Forth Bridge Road
© Edinburgh News
A MYSTERY object that fell from the sky left a medical teacher shocked after the debris shattered her car's windscreen as she drove across the Forth Road Bridge.

Surgeon Liza McLornan was driving home from work at Dunfermline's Queen Margaret Hospital on Friday afternoon when the freak accident occurred.

The 40-year-old Murrayfield resident was halfway over the bridge at 3.45pm when the unidentified object landed on her Mercedes Benz 320 saloon, shattering the passenger side of the windscreen and spraying glass shards across the front seat and her lap.

Ms McLornan said she had spotted the "white, silver" object falling from the air a fraction of a second before it hit her vehicle.

That brief sighting of the missile was the only glimpse she got.

"I thought initially it could have been a bird," she said. "There was a real crack. When I pulled in to look at the car, it was like a bolt had hit it. There was a big divot in the windscreen.

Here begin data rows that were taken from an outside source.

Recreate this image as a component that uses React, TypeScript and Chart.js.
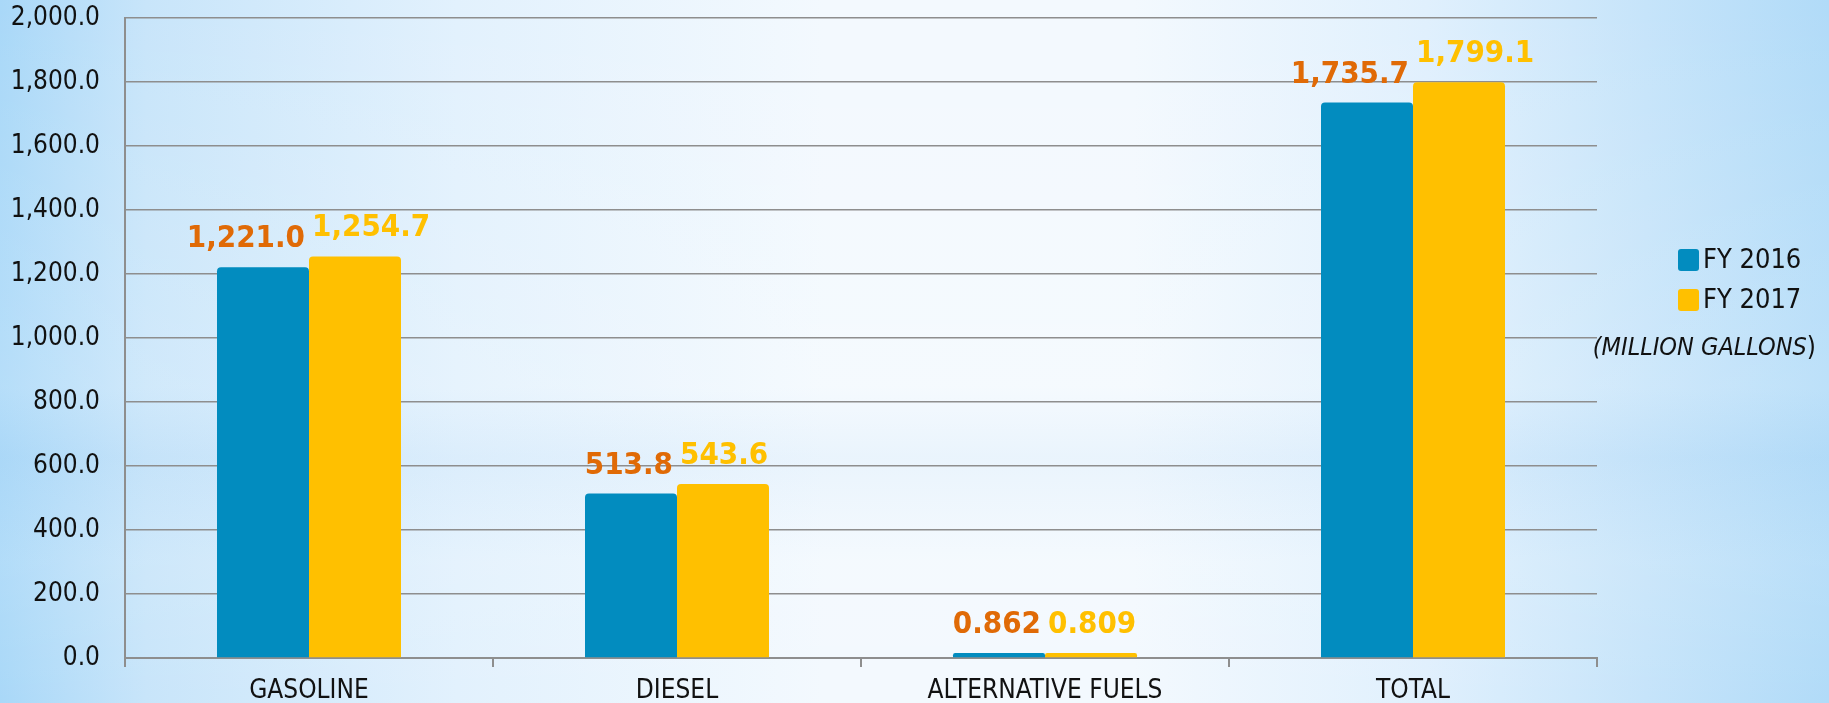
import { useEffect, useRef } from "react";
import { Chart, registerables } from "chart.js";

Chart.register(...registerables);

const categories = ["GASOLINE", "DIESEL", "ALTERNATIVE FUELS", "TOTAL"];
const seriesNames = ["FY 2016", "FY 2017"];
const fy2016 = [1221.0, 513.8, 0.862, 1735.7];
const fy2017 = [1254.7, 543.6, 0.809, 1799.1];
const labels2016 = ["1,221.0", "513.8", "0.862", "1,735.7"];
const labels2017 = ["1,254.7", "543.6", "0.809", "1,799.1"];
const unitText = "MILLION GALLONS";
const yMin = 0;
const yMax = 2000;
const yStep = 200;

const FONT = '"DejaVu Sans Condensed", "DejaVu Sans", sans-serif';
const BLUE = "#028cbf";
const YELLOW = "#ffc000";
const ORANGE = "#e06a06";
const GRID = "#8e8e8e";

const dataLabelPlugin = {
  id: "dataLabelPlugin",
  afterDatasetsDraw(chart: any) {
    const ctx = chart.ctx;
    ctx.save();
    ctx.font = `bold 31px ${FONT}`;
    ctx.textBaseline = "alphabetic";
    const all = [labels2016, labels2017];
    chart.data.datasets.forEach((_ds: any, di: number) => {
      const meta = chart.getDatasetMeta(di);
      meta.data.forEach((el: any, i: number) => {
        const txt = all[di][i];
        const half = el.width / 2;
        if (di === 0) {
          ctx.fillStyle = ORANGE;
          ctx.textAlign = "right";
          ctx.fillText(txt, el.x + half - 4, el.y - 20);
        } else {
          ctx.fillStyle = YELLOW;
          ctx.textAlign = "left";
          ctx.fillText(txt, el.x - half + 3, el.y - 20);
        }
      });
    });
    ctx.restore();
  },
};

const legendPlugin = {
  id: "customLegend",
  afterDraw(chart: any) {
    const ctx = chart.ctx;
    const area = chart.chartArea;
    ctx.save();
    const boxX = area.right + 81;
    const rows = [260, 300];
    chart.data.datasets.forEach((ds: any, i: number) => {
      const cy = rows[i];
      ctx.fillStyle = ds.backgroundColor;
      ctx.beginPath();
      (ctx as any).roundRect(boxX, cy - 11, 21, 22, 3);
      ctx.fill();
      ctx.fillStyle = "#111";
      ctx.font = `27px ${FONT}`;
      ctx.textAlign = "left";
      ctx.textBaseline = "middle";
      ctx.fillText(ds.label, boxX + 25, cy + 1);
    });
    ctx.font = `26px ${FONT}`;
    const close = ")";
    const wClose = ctx.measureText(close).width;
    const right = 1816;
    ctx.textAlign = "right";
    ctx.textBaseline = "middle";
    ctx.fillText(close, right, 348);
    ctx.font = `italic 25px ${FONT}`;
    ctx.fillText("(" + unitText, right - wClose, 348);
    ctx.restore();
  },
};

export default function App() {
  const ref = useRef<HTMLCanvasElement | null>(null);

  useEffect(() => {
    document.body.style.margin = "0";
    const canvas = ref.current;
    if (!canvas) return;
    const chart = new Chart(canvas, {
      type: "bar",
      data: {
        labels: categories,
        datasets: [
          {
            label: seriesNames[0],
            data: fy2016,
            backgroundColor: BLUE,
            borderRadius: { topLeft: 4, topRight: 4, bottomLeft: 0, bottomRight: 0 },
            borderSkipped: "bottom",
            categoryPercentage: 0.5,
            barPercentage: 1.0,
            minBarLength: 5,
          },
          {
            label: seriesNames[1],
            data: fy2017,
            backgroundColor: YELLOW,
            borderRadius: { topLeft: 4, topRight: 4, bottomLeft: 0, bottomRight: 0 },
            borderSkipped: "bottom",
            categoryPercentage: 0.5,
            barPercentage: 1.0,
            minBarLength: 5,
          },
        ],
      },
      options: {
        animation: false,
        responsive: true,
        maintainAspectRatio: false,
        layout: { padding: { top: 18, right: 232, left: 0, bottom: 0 } },
        plugins: {
          legend: { display: false },
          tooltip: { enabled: false },
        },
        scales: {
          x: {
            grid: {
              display: true,
              drawOnChartArea: false,
              drawTicks: true,
              tickLength: 9,
              color: GRID,
              lineWidth: 2,
              offset: true,
            },
            border: { display: true, color: GRID, width: 2 },
            ticks: {
              color: "#111",
              font: { family: FONT, size: 26 },
              padding: 9,
              maxRotation: 0,
            },
            afterFit(scale: any) {
              scale.height = 45;
              scale.paddingLeft = 0;
              scale.paddingRight = 0;
            },
          },
          y: {
            min: yMin,
            max: yMax,
            grid: { color: GRID, lineWidth: 1.5, drawTicks: false },
            border: { display: true, color: GRID, width: 2 },
            ticks: {
              stepSize: yStep,
              color: "#111",
              font: { family: FONT, size: 26 },
              padding: 25,
              callback: (v: any) =>
                Number(v).toLocaleString("en-US", {
                  minimumFractionDigits: 1,
                  maximumFractionDigits: 1,
                }),
            },
            afterFit(scale: any) {
              scale.width = 125;
              scale.paddingTop = 0;
              scale.paddingBottom = 0;
            },
          },
        },
      },
      plugins: [dataLabelPlugin, legendPlugin],
    });
    return () => chart.destroy();
  }, []);

  return (
    <div
      style={{
        width: 1829,
        height: 703,
        position: "relative",
        background:
          "linear-gradient(to right, #a9d8f8 0%, #c8e5fa 8%, #e2f1fd 25%, #f3f9fe 45%, #f3f9fe 62%, #e0f0fd 78%, #c6e4fa 90%, #b1dbf8 100%)",
      }}
    >
      <div
        style={{
          position: "absolute",
          inset: 0,
          background:
            "linear-gradient(to bottom, rgba(255,255,255,0) 0%, rgba(255,255,255,0.15) 55%, rgba(180,215,245,0.15) 65%, rgba(255,255,255,0.1) 80%, rgba(255,255,255,0) 100%)",
        }}
      />
      <canvas ref={ref} style={{ position: "relative" }} />
    </div>
  );
}
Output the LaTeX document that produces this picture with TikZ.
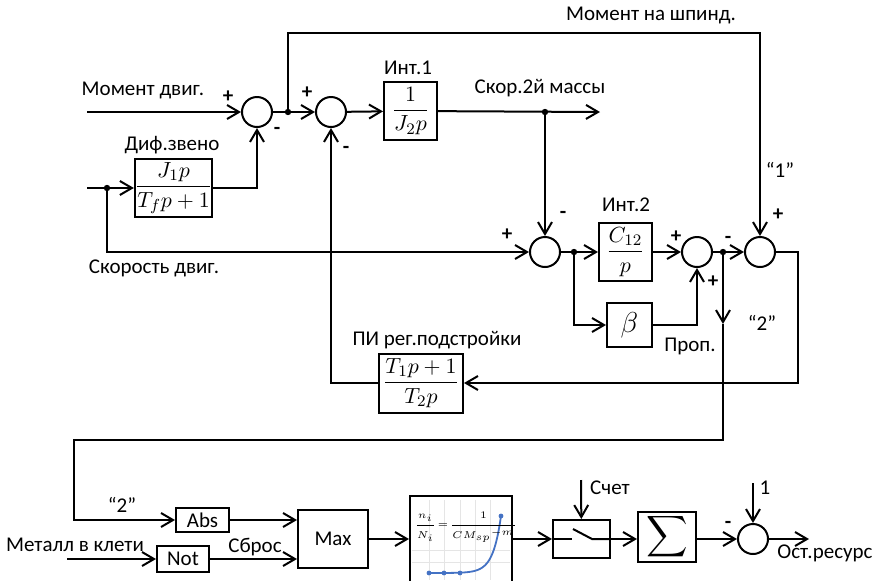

"It was something metal and something hard that just literally flew straight down from on high."

Shattered Windscreen
© Edinburgh News
Ms McLornan, who was in heavy traffic at the time, was worried about losing control on the bridge and chose not to stop.

She has ruled out the debris coming from another โ€จvehicle, saying there had been no lorries on the northbound route at the moment the incident happened.

"It's not about me having to pay to fix the windscreen or compensation," she said. "It's more about the principle. This would have killed somebody if it had hit their skull as they walked along the bridge. If it'd hit my side of the windscreen, I would have caused a Friday afternoon pile-up on the bridge.

"I was told they'd stopped working on the bridge at midday and there was no men up there that might have dropped a hammer, that kind of thing. Whatever this was fell from a very great height."

But what could the object have been? CCTV cameras positioned 100 feet up on the bridge failed to pick up the missile, while the Forth Estuary Transport Authority [FETA], which manages the crossing, has investigated and said there was no evidence of an object falling off the structure.

That leaves the possibility that it came from much higher up, although astronomer and former Royal Observatory Edinburgh employee Alan Pickup ruled out the flying object being part of a satellite, saying none had re-entered Earth's orbit at the time.

He said: "The vast majority of objects that reach the ground from space are not satellites - they're meteorites - but it's also very rare they reach the ground.

"I'd be very sceptical if this were anything from orbit, any re-entering space junk, as some people like to call it.

"She would be extremely lucky to be hit by a meteorite because before when cars have been hit by meteorites, it's been so rare that it's immediately added thousands to the value of the car. If it was a meteorite that did the damage and they can prove it, then their car is suddenly worth a lot more than it was."

Mr Pickup said a much more likely explanation was the object had come off a passing plane.

He said: "That area of Edinburgh - the Forth Road Bridge and so on - gets a lot of traffic from aircraft. It's much more likely that what they experienced was something falling off an aircraft."

A FETA spokesman said a woman had called the organisation's offices to report a smashed windscreen suffered on the bridge.

The spokesman said: "We checked the carriageway. There was no debris on the carriageway and no evidence on any CCTV cameras."